Viewing 3 replies - 1 through 3 (of 3 total)
  • Thread Starter blatan

    (@blatan)

    I analyzed the DB and I noticed the attaching file is simply setting post_parent field in the row of the attachment.

    I’ve read I can’t set 2 parents for the post. Bad news for me.

    I wanted to attach one image to several posts. I think I can resolve it in other way. I can set custom field with the name of the file or simply with attachment_id.

    What do you think about it? Does anybody know any smarter ways to do it?

    I am very new to WordPress but I expect you can find what you want by following through what media_handle_upload() does in “wp-admin/includes/media.php”.

    Ultimately, you have to do the following to create the attachment:

    // Save the data
    	$id = wp_insert_attachment($attachment, $file, $post_id);
    	if ( !is_wp_error($id) ) {
    		wp_update_attachment_metadata( $id, wp_generate_attachment_metadata( $id, $file ) );
    	}

    Setting up the attachment array looks relatively straight forward since it is pulling mostly out the $_POST array which in your case would be replaced with the known values for the preset file you want to attach.

    Cheers

    Thread Starter blatan

    (@blatan)

    Hi codegrunt,
    you’re right.
    wp_insert_attachment sets all what I need, but you have to add as the first argument an array. It isn’t necessery in my case, because my attachment has been already loaded to the DB. All I have to do is setting post_porent. If you want to dettach, you have to set post_parent to 0 (zero).

    But as I wrote in the second post – I can set only one parent of the attachment since the type of post_parent field is BIGINT. This way I answered by myself for my question from the first post and I stopped searching a proper function, but it’s very simple, even if you are to set it with $wpdb directly.

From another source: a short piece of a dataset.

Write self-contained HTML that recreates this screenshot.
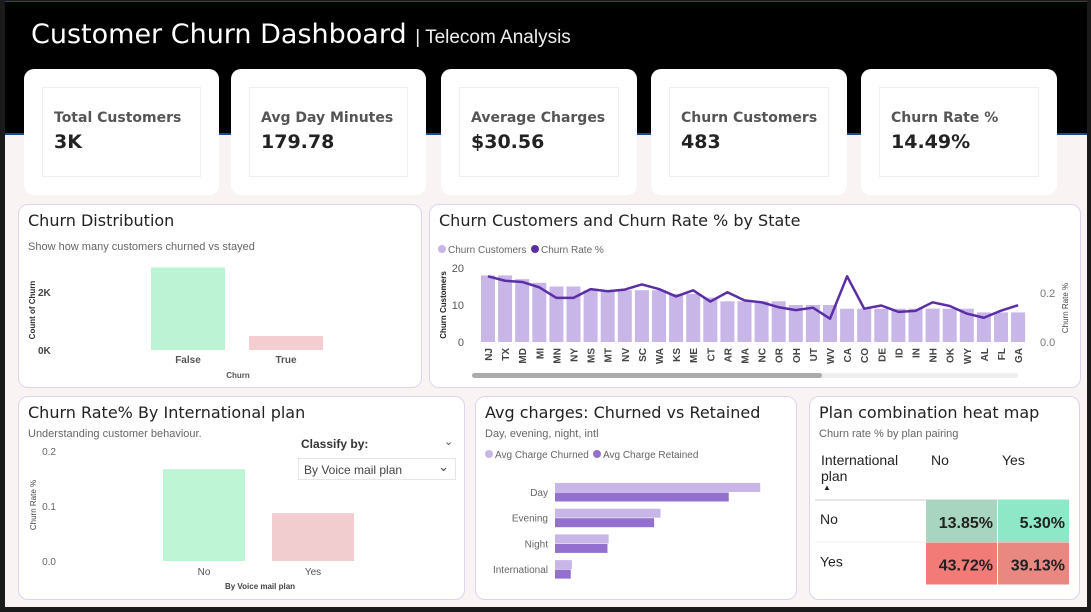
<!DOCTYPE html>
<html><head><meta charset="utf-8"><style>
*{box-sizing:border-box;margin:0;padding:0}
body{width:1091px;height:612px;overflow:hidden;background:#1a1a1a;font-family:"Liberation Sans",sans-serif;position:relative}
.page{position:absolute;left:5px;top:1px;width:1082px;height:606px;background:#f9f3f3;overflow:hidden}
.hdr{position:absolute;left:0;top:0;width:1082px;height:134px;background:#000;border-bottom:2px solid #1a4a8a;border-top:1px solid #1a4a8a}
.title{position:absolute;left:26px;top:17px;color:#fff;font-family:"DejaVu Sans",sans-serif;font-size:27px}
.title span{font-family:"Liberation Sans",sans-serif;font-size:19px;color:#eee}
.kpi{position:absolute;top:68px;height:126px;background:#fff;border-radius:10px}
.kin{position:absolute;left:18px;top:18px;right:18px;bottom:18px;border:1px solid #f0eeee}
.kl{position:absolute;left:11px;top:22px;font-family:"DejaVu Sans",sans-serif;font-size:14px;font-weight:bold;color:#555}
.kv{position:absolute;left:11px;top:43px;font-family:"DejaVu Sans",sans-serif;font-size:19px;font-weight:bold;color:#222}
.pan{position:absolute;background:#fff;border:1px solid #ddd3ee;border-radius:10px}
.pt{position:absolute;left:9px;top:6px;font-family:"DejaVu Sans",sans-serif;font-size:16px;color:#222}
.ps{position:absolute;left:9px;font-size:11px;color:#666}
svg text{font-family:"Liberation Sans",sans-serif}
</style></head><body>
<div class="page">
<div class="hdr">
<div class="title">Customer Churn Dashboard <span>| Telecom Analysis</span></div>
</div>
<div class="kpi" style="left:19px;width:195px"><div class="kin"><div class="kl">Total Customers</div><div class="kv">3K</div></div></div>
<div class="kpi" style="left:226px;width:195px"><div class="kin"><div class="kl">Avg Day Minutes</div><div class="kv">179.78</div></div></div>
<div class="kpi" style="left:436px;width:196px"><div class="kin"><div class="kl">Average Charges</div><div class="kv">$30.56</div></div></div>
<div class="kpi" style="left:646px;width:196px"><div class="kin"><div class="kl">Churn Customers</div><div class="kv">483</div></div></div>
<div class="kpi" style="left:856px;width:196px"><div class="kin"><div class="kl">Churn Rate %</div><div class="kv">14.49%</div></div></div>

<div class="pan" style="left:13px;top:203px;width:404px;height:184px">
<div class="pt">Churn Distribution</div><div class="ps" style="top:36px">Show how many customers churned vs stayed</div></div>
<div class="pan" style="left:424px;top:203px;width:652px;height:184px">
<div class="pt">Churn Customers and Churn Rate % by State</div></div>
<div class="pan" style="left:13px;top:395px;width:447px;height:204px">
<div class="pt">Churn Rate% By International plan</div><div class="ps" style="top:31px">Understanding customer behaviour.</div>
<div style="position:absolute;left:282px;top:40px;font-size:12px;font-weight:bold;color:#333">Classify by:</div>
<div style="position:absolute;left:425px;top:38px;font-size:11px;color:#555">&#8964;</div>
<div style="position:absolute;left:279px;top:61px;width:158px;height:22px;border:1px solid #e6e6e6;font-size:12px;color:#444;padding:4px 5px">By Voice mail plan<span style="position:absolute;right:6px;top:0px;font-size:13px">&#8964;</span></div>
</div>
<div class="pan" style="left:470px;top:395px;width:322px;height:204px">
<div class="pt">Avg charges: Churned vs Retained</div><div class="ps" style="top:31px">Day, evening, night, intl</div></div>
<div class="pan" style="left:804px;top:395px;width:271px;height:204px">
<div class="pt">Plan combination heat map</div><div class="ps" style="top:31px">Churn rate % by plan pairing</div></div>

<svg id="chart" width="1082" height="606" style="position:absolute;left:0;top:0"></svg>
</div>
<script>
const churnCats=["False","True"];
const churnCounts=[2850,483];
const states=["NJ","TX","MD","MI","MN","NY","MS","MT","NV","SC","WA","KS","ME","CT","AR","MA","NC","OR","OH","UT","WV","CA","CO","DE","ID","IN","NH","OK","WY","AL","FL","GA"];
const stateChurn=[18,18,17,16,15,15,14,14,14,14,14,13,13,12,11,11,11,11,10,10,10,9,9,9,9,9,9,9,9,8,8,8];
const stateRate=[0.268,0.25,0.245,0.223,0.18,0.18,0.216,0.207,0.214,0.235,0.216,0.186,0.211,0.165,0.203,0.17,0.162,0.142,0.13,0.14,0.095,0.268,0.136,0.149,0.123,0.127,0.162,0.147,0.116,0.099,0.128,0.15];
const vmCats=["No","Yes"];
const vmRates=[0.167,0.087];
const chargeCats=["Day","Evening","Night","International"];
const chargeChurned=[35.2,18.1,9.2,2.9];
const chargeRetained=[29.8,17.0,9.0,2.7];
const heatRows=["No","Yes"];
const heatCols=["No","Yes"];
const heatVals=[[13.85,5.30],[43.72,39.13]];
const heatColors=[["#a8d5bf","#8ee8c8"],["#f27b78","#e88880"]];

const svg=document.getElementById('chart');const NS="http://www.w3.org/2000/svg";
function mk(t,a,txt){const e=document.createElementNS(NS,t);for(const k in a)e.setAttribute(k,a[k]);if(txt!==undefined)e.textContent=txt;svg.appendChild(e);return e;}
const OX=-5,OY=-1;
{const y=v=>350+OY-v*58/2000;
 mk('text',{x:38+OX,y:296+OY,'font-size':10,'font-weight':'bold',fill:'#444'},'2K');
 mk('text',{x:38+OX,y:354+OY,'font-size':10,'font-weight':'bold',fill:'#444'},'0K');
 let t=mk('text',{x:0,y:0,'font-size':8,'font-weight':'bold',fill:'#333',transform:`translate(${35+OX},${310+OY}) rotate(-90)`,'text-anchor':'middle'},'Count of Churn');
 
 const cols=['#bdf3d5','#f3cdd0'];
 churnCats.forEach((c,i)=>{const x=151+i*98+OX;const b=mk('rect',{x:x,y:y(churnCounts[i]),width:74,height:y(0)-y(churnCounts[i]),fill:cols[i]});
  
  mk('text',{x:x+37,y:363+OY,'font-size':10,'font-weight':'bold',fill:'#555','text-anchor':'middle'},c);});
 mk('text',{x:238+OX,y:378+OY,'font-size':8,'font-weight':'bold',fill:'#555','text-anchor':'middle'},'Churn');
}
{const y=v=>342+OY-v*74/20, yr=v=>342+OY-v*245, xc=i=>488+OX+i*17.1;
 mk('circle',{cx:442+OX,cy:249+OY,r:4,fill:'#c8b6e8'});
 mk('text',{x:448+OX,y:253+OY,'font-size':10,fill:'#666'},'Churn Customers');
 mk('circle',{cx:535+OX,cy:249+OY,r:4,fill:'#5b2ea6'});
 mk('text',{x:541+OX,y:253+OY,'font-size':10,fill:'#666'},'Churn Rate %');
 [0,10,20].forEach(v=>mk('text',{x:464+OX,y:y(v)+4,'font-size':11,fill:'#555','text-anchor':'end'},v));
 [0,0.2].forEach(v=>mk('text',{x:1040+OX,y:yr(v)+4,'font-size':11,fill:'#777'},v.toFixed(1)));
 mk('text',{x:0,y:0,'font-size':8,'font-weight':'bold',fill:'#222',transform:`translate(${446+OX},${305+OY}) rotate(-90)`,'text-anchor':'middle'},'Churn Customers');
 mk('text',{x:0,y:0,'font-size':8,fill:'#444',transform:`translate(${1068+OX},${308+OY}) rotate(-90)`,'text-anchor':'middle'},'Churn Rate %');
 states.forEach((s,i)=>{const b=mk('rect',{x:xc(i)-7,y:y(stateChurn[i]),width:14,height:y(0)-y(stateChurn[i]),fill:'#c8b6e8'});
  
  mk('text',{x:0,y:0,'font-size':10,'font-weight':'bold',fill:'#444',transform:`translate(${xc(i)+4},${348+OY}) rotate(-90)`,'text-anchor':'end'},s);});
 const l=mk('polyline',{points:stateRate.map((v,i)=>xc(i)+','+yr(v)).join(' '),fill:'none',stroke:'#5b2ea6','stroke-width':2.5,'stroke-linejoin':'round'});
 
 mk('rect',{x:472+OX,y:373+OY,width:546,height:5,rx:2.5,fill:'#eee'});
 const sb=mk('rect',{x:472+OX,y:373+OY,width:350,height:5,rx:2.5,fill:'#aaa'});
 
}
{const y=v=>561+OY-v*550;
 [0,0.1,0.2].forEach(v=>mk('text',{x:56+OX,y:y(v)+4,'font-size':10,fill:'#666','text-anchor':'end'},v.toFixed(1)));
 mk('text',{x:0,y:0,'font-size':8,fill:'#444',transform:`translate(${36+OX},${505+OY}) rotate(-90)`,'text-anchor':'middle'},'Churn Rate %');
 const cols=['#bdf5d5','#f2cdd0'];
 vmCats.forEach((c,i)=>{const x=163+i*109+OX;const b=mk('rect',{x:x,y:y(vmRates[i]),width:82,height:y(0)-y(vmRates[i]),fill:cols[i]});
  
  mk('text',{x:x+41,y:575+OY,'font-size':10,fill:'#555','text-anchor':'middle'},c);});
 mk('text',{x:260+OX,y:589+OY,'font-size':8,'font-weight':'bold',fill:'#444','text-anchor':'middle'},'By Voice mail plan');
}
{const x=v=>555+OX+v*5.83;
 mk('circle',{cx:489+OX,cy:454+OY,r:4,fill:'#c8b6e8'});
 mk('text',{x:495+OX,y:458+OY,'font-size':10,fill:'#666'},'Avg Charge Churned');
 mk('circle',{cx:597+OX,cy:454+OY,r:4,fill:'#9370d0'});
 mk('text',{x:603+OX,y:458+OY,'font-size':10,fill:'#666'},'Avg Charge Retained');
 chargeCats.forEach((c,i)=>{const y0=483+i*25.7+OY;
  const a=mk('rect',{x:x(0),y:y0,width:x(chargeChurned[i])-x(0),height:9,fill:'#c8b6e8'});
  
  const b=mk('rect',{x:x(0),y:y0+9.5,width:x(chargeRetained[i])-x(0),height:9,fill:'#9370d0'});
  
  mk('text',{x:548+OX,y:y0+13,'font-size':10,fill:'#666','text-anchor':'end'},c);});
}
{mk('text',{x:821+OX,y:465+OY,'font-size':14,fill:'#222'},'International');
 mk('text',{x:821+OX,y:481+OY,'font-size':14,fill:'#222'},'plan');
 mk('text',{x:823+OX,y:490+OY,'font-size':8,fill:'#222'},'▲');
 heatCols.forEach((c,j)=>mk('text',{x:931+j*71+OX,y:465+OY,'font-size':14,fill:'#222'},c));
 mk('line',{x1:815+OX,x2:1069+OX,y1:500+OY,y2:500+OY,stroke:'#ccc'});
 mk('line',{x1:815+OX,x2:1069+OX,y1:542+OY,y2:542+OY,stroke:'#eee'});
 heatRows.forEach((r,i)=>{const y0=500+i*42.5+OY;
  mk('text',{x:820+OX,y:y0+24,'font-size':14,fill:'#222'},r);
  heatCols.forEach((c,j)=>{const x0=926+j*72+OX;
   const cell=mk('rect',{x:x0,y:y0,width:71,height:42,fill:heatColors[i][j]});
   
   mk('text',{x:x0+67,y:y0+28,'font-size':16,'font-weight':'bold',fill:'#222','text-anchor':'end','font-family':'DejaVu Sans, sans-serif'},heatVals[i][j].toFixed(2)+'%');});});
}
</script>
</body></html>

    My second question is if you know a good way to set many parents of one attachment. I think the best way would be setting custom_fields. You just has to use:
    add_post_meta($post_id, $meta_key, $meta_value, $unique);

    where the last optional argument $unique with default false allows you to set many meta values for one meta key. For instance:

    attached_image => image1.jpg
    attached_image => image2.jpg

    Then you can simply get it with:
    get_post_custom_values($key, $post_id);

    IMHO it’s the simplest way to set many images to many posts.

    I’d just ask you to confirm it or tell me some smarter way if you know any.

    PS.
    wp_insert_attachment is good when you want to post ($_POST) your form.
    I use media_sideload_image($file, $post_id, $desc);, where file is simply URL, because I load images from another server. It’s a very convient function.